Copy, character for character, the lines running from the one with "Write the Plotly code for this chart." to the one with "return (x - L) / pw", ends included. Leave out every other line.

TASK INPUTS »
※ ※ ※

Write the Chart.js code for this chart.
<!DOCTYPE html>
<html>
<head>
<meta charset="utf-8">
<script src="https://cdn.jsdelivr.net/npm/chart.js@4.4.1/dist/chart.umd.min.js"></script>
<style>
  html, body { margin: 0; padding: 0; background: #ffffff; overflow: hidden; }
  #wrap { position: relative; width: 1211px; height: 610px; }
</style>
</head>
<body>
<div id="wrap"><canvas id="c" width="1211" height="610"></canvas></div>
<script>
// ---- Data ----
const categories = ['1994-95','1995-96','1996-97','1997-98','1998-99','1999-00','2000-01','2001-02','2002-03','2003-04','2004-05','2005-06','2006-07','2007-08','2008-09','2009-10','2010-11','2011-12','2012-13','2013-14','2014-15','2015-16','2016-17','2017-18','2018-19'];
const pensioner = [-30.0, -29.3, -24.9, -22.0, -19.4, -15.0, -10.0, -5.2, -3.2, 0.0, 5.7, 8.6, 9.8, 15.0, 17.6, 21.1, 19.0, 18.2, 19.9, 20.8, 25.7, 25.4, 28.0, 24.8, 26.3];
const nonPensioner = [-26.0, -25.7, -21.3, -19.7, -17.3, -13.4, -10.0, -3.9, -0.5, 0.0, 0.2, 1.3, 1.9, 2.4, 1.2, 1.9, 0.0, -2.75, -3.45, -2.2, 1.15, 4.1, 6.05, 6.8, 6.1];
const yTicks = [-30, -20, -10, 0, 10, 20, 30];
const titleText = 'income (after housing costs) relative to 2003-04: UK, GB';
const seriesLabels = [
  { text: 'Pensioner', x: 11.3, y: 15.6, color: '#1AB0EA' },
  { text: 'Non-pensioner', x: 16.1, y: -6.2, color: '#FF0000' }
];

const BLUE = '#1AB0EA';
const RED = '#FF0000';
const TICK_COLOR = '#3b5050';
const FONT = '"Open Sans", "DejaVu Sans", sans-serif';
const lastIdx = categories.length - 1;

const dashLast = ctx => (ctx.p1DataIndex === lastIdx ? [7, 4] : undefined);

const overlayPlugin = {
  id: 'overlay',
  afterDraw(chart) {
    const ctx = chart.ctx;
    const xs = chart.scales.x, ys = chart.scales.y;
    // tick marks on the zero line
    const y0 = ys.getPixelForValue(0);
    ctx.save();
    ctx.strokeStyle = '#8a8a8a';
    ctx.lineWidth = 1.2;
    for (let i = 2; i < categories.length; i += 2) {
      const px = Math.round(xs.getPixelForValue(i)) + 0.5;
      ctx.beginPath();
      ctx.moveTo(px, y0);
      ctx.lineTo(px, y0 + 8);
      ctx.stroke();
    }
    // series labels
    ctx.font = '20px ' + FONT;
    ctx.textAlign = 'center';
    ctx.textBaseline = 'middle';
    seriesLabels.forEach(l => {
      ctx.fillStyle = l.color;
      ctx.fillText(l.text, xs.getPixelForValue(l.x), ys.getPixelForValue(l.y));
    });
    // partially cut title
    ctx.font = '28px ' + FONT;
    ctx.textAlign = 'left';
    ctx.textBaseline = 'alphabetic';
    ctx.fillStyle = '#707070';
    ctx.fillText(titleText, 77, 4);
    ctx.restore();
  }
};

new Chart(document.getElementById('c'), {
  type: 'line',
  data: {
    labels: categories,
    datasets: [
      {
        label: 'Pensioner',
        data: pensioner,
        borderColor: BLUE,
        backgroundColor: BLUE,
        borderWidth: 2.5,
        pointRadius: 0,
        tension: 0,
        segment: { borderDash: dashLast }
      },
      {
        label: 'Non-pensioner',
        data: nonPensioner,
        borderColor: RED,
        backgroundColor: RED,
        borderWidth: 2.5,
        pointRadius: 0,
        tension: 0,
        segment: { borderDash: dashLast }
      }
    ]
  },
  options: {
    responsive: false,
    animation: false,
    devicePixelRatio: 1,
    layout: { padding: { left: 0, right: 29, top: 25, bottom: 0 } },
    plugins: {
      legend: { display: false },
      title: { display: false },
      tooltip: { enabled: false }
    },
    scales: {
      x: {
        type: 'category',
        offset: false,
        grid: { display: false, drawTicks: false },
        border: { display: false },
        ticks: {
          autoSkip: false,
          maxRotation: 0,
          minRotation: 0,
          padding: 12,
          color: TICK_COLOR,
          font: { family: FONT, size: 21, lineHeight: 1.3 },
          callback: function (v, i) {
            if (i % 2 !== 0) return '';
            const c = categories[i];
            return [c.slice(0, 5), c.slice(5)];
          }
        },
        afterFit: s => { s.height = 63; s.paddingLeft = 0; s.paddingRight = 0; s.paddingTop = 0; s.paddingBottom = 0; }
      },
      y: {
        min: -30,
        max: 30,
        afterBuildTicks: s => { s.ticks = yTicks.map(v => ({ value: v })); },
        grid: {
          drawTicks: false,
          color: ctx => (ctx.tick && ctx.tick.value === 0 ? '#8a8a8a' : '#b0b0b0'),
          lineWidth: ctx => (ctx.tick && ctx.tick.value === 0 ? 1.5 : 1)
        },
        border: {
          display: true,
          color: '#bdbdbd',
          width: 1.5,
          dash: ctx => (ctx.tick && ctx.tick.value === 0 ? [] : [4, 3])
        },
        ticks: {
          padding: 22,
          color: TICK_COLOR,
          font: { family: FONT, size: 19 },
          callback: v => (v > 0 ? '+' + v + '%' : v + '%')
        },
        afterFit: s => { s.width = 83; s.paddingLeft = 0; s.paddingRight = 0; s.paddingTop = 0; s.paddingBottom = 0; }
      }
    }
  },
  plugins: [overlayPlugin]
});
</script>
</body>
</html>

※ ※ ※

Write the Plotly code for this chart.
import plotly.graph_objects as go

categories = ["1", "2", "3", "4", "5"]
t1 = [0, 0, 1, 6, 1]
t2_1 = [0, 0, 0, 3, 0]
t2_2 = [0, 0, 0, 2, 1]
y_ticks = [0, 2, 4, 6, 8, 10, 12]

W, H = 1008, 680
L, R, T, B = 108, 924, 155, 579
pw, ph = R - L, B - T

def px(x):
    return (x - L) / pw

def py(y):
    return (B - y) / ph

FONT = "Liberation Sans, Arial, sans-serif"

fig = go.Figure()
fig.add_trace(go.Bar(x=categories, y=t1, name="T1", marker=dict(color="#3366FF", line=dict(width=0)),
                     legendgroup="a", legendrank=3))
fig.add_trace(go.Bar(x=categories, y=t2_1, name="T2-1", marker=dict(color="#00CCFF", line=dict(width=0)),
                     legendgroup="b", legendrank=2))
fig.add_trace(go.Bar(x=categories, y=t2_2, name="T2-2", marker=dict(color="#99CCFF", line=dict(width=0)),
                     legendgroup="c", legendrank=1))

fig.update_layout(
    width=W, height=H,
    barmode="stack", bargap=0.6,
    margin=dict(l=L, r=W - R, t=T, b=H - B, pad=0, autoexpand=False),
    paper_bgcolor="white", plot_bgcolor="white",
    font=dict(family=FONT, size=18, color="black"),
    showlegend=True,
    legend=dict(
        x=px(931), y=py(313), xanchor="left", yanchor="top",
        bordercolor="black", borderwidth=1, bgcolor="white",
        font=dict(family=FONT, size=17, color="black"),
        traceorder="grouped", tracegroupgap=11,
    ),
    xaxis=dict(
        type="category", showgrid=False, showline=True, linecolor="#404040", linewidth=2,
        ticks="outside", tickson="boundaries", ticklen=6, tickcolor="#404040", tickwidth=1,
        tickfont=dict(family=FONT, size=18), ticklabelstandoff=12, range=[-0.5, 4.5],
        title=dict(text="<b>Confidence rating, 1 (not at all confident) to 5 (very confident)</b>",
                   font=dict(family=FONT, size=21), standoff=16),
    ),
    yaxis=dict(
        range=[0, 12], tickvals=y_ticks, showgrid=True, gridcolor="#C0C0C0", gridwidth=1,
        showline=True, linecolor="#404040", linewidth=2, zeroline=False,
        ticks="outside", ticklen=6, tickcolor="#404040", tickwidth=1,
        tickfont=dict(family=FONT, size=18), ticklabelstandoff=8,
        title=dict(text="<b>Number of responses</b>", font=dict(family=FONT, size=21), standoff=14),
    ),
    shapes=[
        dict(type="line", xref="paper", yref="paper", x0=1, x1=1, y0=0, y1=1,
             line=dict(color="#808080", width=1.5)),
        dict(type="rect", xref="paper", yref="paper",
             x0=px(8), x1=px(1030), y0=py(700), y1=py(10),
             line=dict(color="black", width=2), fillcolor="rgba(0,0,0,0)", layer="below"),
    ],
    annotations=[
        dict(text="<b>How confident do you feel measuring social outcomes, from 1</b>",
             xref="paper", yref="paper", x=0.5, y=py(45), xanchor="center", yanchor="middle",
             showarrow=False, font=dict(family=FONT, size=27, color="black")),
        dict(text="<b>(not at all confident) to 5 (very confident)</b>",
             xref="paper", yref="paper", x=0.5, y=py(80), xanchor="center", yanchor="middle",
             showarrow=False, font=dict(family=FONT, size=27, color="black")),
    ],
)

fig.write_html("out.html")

※ ※ ※

RESULT BELOW »
Write the Plotly code for this chart.
import plotly.graph_objects as go

categories = ["1", "2", "3", "4", "5"]
t1 = [0, 0, 1, 6, 1]
t2_1 = [0, 0, 0, 3, 0]
t2_2 = [0, 0, 0, 2, 1]
y_ticks = [0, 2, 4, 6, 8, 10, 12]

W, H = 1008, 680
L, R, T, B = 108, 924, 155, 579
pw, ph = R - L, B - T

def px(x):
    return (x - L) / pw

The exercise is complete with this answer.